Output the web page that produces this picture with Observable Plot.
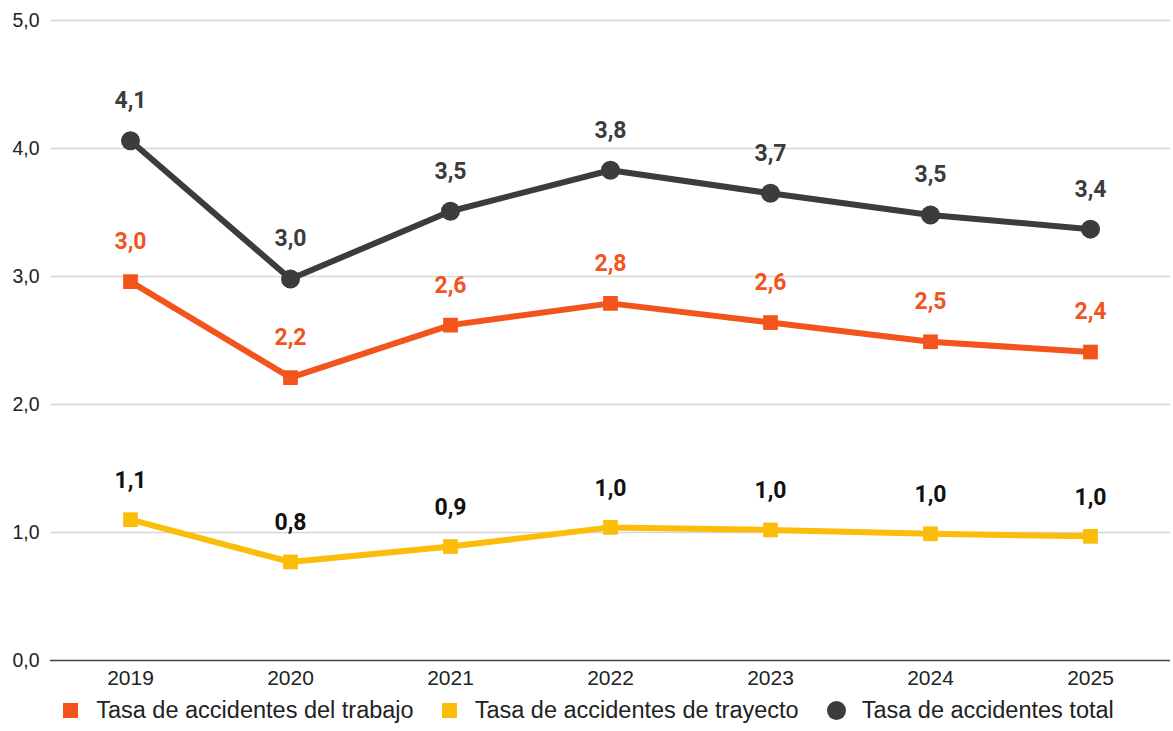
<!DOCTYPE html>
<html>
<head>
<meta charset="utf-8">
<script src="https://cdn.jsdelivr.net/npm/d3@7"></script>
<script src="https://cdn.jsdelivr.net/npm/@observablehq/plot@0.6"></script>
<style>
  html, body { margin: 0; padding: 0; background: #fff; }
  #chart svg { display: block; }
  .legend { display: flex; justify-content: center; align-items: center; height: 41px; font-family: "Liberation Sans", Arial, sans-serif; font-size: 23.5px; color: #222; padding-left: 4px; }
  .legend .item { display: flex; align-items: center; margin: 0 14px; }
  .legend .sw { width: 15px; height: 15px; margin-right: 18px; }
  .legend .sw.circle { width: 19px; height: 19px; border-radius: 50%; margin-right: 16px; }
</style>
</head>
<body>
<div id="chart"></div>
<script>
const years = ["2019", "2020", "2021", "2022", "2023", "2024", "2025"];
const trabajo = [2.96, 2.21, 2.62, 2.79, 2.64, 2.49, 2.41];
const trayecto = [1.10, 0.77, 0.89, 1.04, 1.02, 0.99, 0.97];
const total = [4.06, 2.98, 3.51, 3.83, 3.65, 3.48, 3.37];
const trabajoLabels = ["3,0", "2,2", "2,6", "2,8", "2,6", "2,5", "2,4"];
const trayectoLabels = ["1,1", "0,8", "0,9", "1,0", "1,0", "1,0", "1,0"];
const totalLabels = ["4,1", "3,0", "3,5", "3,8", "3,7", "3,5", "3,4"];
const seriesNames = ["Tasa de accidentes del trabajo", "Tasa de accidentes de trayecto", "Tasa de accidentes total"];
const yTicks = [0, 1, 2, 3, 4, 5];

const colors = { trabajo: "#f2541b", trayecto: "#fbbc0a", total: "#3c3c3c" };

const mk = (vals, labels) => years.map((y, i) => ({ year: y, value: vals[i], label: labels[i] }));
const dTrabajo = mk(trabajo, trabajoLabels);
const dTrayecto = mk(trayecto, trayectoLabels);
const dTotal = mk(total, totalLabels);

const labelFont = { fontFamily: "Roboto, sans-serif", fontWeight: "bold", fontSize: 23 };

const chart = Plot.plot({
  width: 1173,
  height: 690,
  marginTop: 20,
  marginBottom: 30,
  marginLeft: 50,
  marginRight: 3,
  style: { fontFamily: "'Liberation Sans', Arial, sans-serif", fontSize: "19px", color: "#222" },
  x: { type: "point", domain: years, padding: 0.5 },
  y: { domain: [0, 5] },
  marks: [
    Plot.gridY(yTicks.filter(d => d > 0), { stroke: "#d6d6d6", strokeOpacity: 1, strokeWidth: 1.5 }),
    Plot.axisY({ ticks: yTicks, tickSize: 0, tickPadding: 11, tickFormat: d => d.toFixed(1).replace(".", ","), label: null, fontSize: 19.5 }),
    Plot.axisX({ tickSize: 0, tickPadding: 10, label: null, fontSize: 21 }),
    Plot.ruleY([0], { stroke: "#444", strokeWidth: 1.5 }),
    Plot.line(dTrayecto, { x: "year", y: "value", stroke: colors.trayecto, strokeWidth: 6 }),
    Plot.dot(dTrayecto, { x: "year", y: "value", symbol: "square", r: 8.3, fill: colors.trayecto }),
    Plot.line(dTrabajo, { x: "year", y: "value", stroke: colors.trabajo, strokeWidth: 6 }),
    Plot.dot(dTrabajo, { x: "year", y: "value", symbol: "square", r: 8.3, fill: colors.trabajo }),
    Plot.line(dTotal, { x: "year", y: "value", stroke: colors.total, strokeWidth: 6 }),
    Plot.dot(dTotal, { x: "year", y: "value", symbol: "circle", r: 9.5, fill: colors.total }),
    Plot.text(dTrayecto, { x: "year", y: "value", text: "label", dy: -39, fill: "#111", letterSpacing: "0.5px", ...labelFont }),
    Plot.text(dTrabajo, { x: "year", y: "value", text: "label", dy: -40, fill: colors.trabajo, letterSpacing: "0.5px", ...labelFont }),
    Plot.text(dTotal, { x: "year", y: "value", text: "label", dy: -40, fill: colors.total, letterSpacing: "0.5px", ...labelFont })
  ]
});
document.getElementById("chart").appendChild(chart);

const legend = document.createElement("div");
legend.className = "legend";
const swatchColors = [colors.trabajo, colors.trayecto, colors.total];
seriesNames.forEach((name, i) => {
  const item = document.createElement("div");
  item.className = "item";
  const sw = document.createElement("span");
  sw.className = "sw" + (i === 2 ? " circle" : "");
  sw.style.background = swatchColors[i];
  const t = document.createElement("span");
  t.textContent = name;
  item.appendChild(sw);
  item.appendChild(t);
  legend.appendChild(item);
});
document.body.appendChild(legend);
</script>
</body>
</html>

────────────────────────────────────────

Reproduce every line above as written, skipping pictures.

■ WRITTEN RESPONSE:
Output the web page that produces this picture with Observable Plot.
<!DOCTYPE html>
<html>
<head>
<meta charset="utf-8">
<script src="https://cdn.jsdelivr.net/npm/d3@7"></script>
<script src="https://cdn.jsdelivr.net/npm/@observablehq/plot@0.6"></script>
<style>
  html, body { margin: 0; padding: 0; background: #fff; }
  #chart svg { display: block; }
  .legend { display: flex; justify-content: center; align-items: center; height: 41px; font-family: "Liberation Sans", Arial, sans-serif; font-size: 23.5px; color: #222; padding-left: 4px; }
  .legend .item { display: flex; align-items: center; margin: 0 14px; }
  .legend .sw { width: 15px; height: 15px; margin-right: 18px; }
  .legend .sw.circle { width: 19px; height: 19px; border-radius: 50%; margin-right: 16px; }
</style>
</head>
<body>
<div id="chart"></div>
<script>
const years = ["2019", "2020", "2021", "2022", "2023", "2024", "2025"];
const trabajo = [2.96, 2.21, 2.62, 2.79, 2.64, 2.49, 2.41];
const trayecto = [1.10, 0.77, 0.89, 1.04, 1.02, 0.99, 0.97];
const total = [4.06, 2.98, 3.51, 3.83, 3.65, 3.48, 3.37];
const trabajoLabels = ["3,0", "2,2", "2,6", "2,8", "2,6", "2,5", "2,4"];
const trayectoLabels = ["1,1", "0,8", "0,9", "1,0", "1,0", "1,0", "1,0"];
const totalLabels = ["4,1", "3,0", "3,5", "3,8", "3,7", "3,5", "3,4"];
const seriesNames = ["Tasa de accidentes del trabajo", "Tasa de accidentes de trayecto", "Tasa de accidentes total"];
const yTicks = [0, 1, 2, 3, 4, 5];

const colors = { trabajo: "#f2541b", trayecto: "#fbbc0a", total: "#3c3c3c" };

const mk = (vals, labels) => years.map((y, i) => ({ year: y, value: vals[i], label: labels[i] }));
const dTrabajo = mk(trabajo, trabajoLabels);
const dTrayecto = mk(trayecto, trayectoLabels);
const dTotal = mk(total, totalLabels);

const labelFont = { fontFamily: "Roboto, sans-serif", fontWeight: "bold", fontSize: 23 };

const chart = Plot.plot({
  width: 1173,
  height: 690,
  marginTop: 20,
  marginBottom: 30,
  marginLeft: 50,
  marginRight: 3,
  style: { fontFamily: "'Liberation Sans', Arial, sans-serif", fontSize: "19px", color: "#222" },
  x: { type: "point", domain: years, padding: 0.5 },
  y: { domain: [0, 5] },
  marks: [
    Plot.gridY(yTicks.filter(d => d > 0), { stroke: "#d6d6d6", strokeOpacity: 1, strokeWidth: 1.5 }),
    Plot.axisY({ ticks: yTicks, tickSize: 0, tickPadding: 11, tickFormat: d => d.toFixed(1).replace(".", ","), label: null, fontSize: 19.5 }),
    Plot.axisX({ tickSize: 0, tickPadding: 10, label: null, fontSize: 21 }),
    Plot.ruleY([0], { stroke: "#444", strokeWidth: 1.5 }),
    Plot.line(dTrayecto, { x: "year", y: "value", stroke: colors.trayecto, strokeWidth: 6 }),
    Plot.dot(dTrayecto, { x: "year", y: "value", symbol: "square", r: 8.3, fill: colors.trayecto }),
    Plot.line(dTrabajo, { x: "year", y: "value", stroke: colors.trabajo, strokeWidth: 6 }),
    Plot.dot(dTrabajo, { x: "year", y: "value", symbol: "square", r: 8.3, fill: colors.trabajo }),
    Plot.line(dTotal, { x: "year", y: "value", stroke: colors.total, strokeWidth: 6 }),
    Plot.dot(dTotal, { x: "year", y: "value", symbol: "circle", r: 9.5, fill: colors.total }),
    Plot.text(dTrayecto, { x: "year", y: "value", text: "label", dy: -39, fill: "#111", letterSpacing: "0.5px", ...labelFont }),
    Plot.text(dTrabajo, { x: "year", y: "value", text: "label", dy: -40, fill: colors.trabajo, letterSpacing: "0.5px", ...labelFont }),
    Plot.text(dTotal, { x: "year", y: "value", text: "label", dy: -40, fill: colors.total, letterSpacing: "0.5px", ...labelFont })
  ]
});
document.getElementById("chart").appendChild(chart);

const legend = document.createElement("div");
legend.className = "legend";
const swatchColors = [colors.trabajo, colors.trayecto, colors.total];
seriesNames.forEach((name, i) => {
  const item = document.createElement("div");
  item.className = "item";
  const sw = document.createElement("span");
  sw.className = "sw" + (i === 2 ? " circle" : "");
  sw.style.background = swatchColors[i];
  const t = document.createElement("span");
  t.textContent = name;
  item.appendChild(sw);
  item.appendChild(t);
  legend.appendChild(item);
});
document.body.appendChild(legend);
</script>
</body>
</html>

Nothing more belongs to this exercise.